Further explosions shook two other hotels in Baghdad last night, frequented by foreign business people, contractors and media companies. Hotel guests said the blasts shook the Cedar and Rimal hotels, which face each other on a street in central Baghdad.

Basra, in the Shia south, long oppressed under Saddam Hussein, has seen fewer attacks than Baghdad and Sunni areas such as Fallujah and Baquba. The hotel had been regularly used for news briefings by the British military and by the civilian administration.

US troops at a checkpoint shot dead an Iraqi working for the Dubai-based satellite television channel al-Arabiya and wounded another as they drove through central Baghdad, al-Arabiya colleagues said. They said another car had raced towards the checkpoint, and the American troops then opened fire on both cars, killing cameraman Ali Abdulaziz and wounding the correspondent Ali al-Khatib.

In Baquba, north-east of the capital, three Iraqis employed by a US-funded TV station were shot dead yesterday.

There were also reports that a US helicopter came down south of Fallujah. Eight American soldiers were wounded in a gun battle as US administrators were meeting local officials.

The US military said that Wednesday's attack on the Baghdad hotel was carried out by the Ansar al-Islam group or masterminded by Abu Musab al-Zarqawi, a Jordanian accused by Washington of being Osama bin Laden's top man in Iraq.

The attack cast a shadow over a campaign by the White House to coincide with the anniversary tomorrow of the invasion, highlighting the progress made in Iraq over the past 12 months. The White House spokesman Scott McClellan said: "Democracy is taking root in Iraq and there is no turning back."
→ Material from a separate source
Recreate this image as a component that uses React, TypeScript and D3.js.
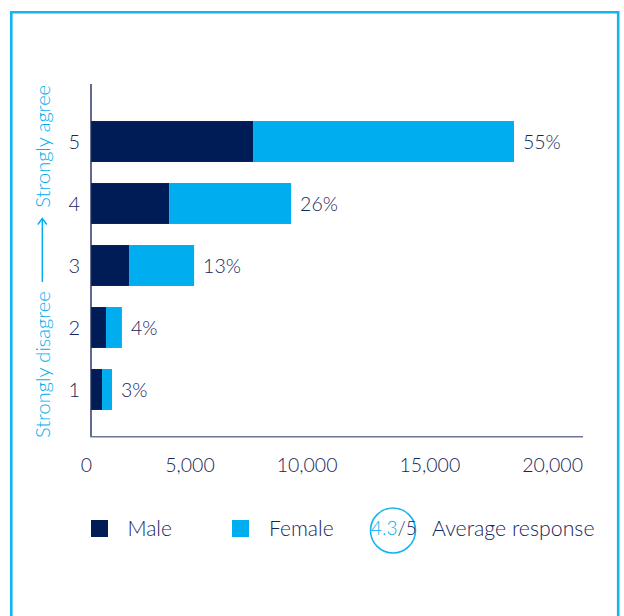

* The President of Poland, Aleksander Kwasniewski, has admitted that countries were "misled" over Iraq's weapons of mass destruction, but warned Spain and other allies that withdrawing troops now could plunge the country into anarchy. In a surprisingly frank intervention, Mr Kwasniewski said that he was "very disappointed" by Spain's decision to pull its troops out of Iraq.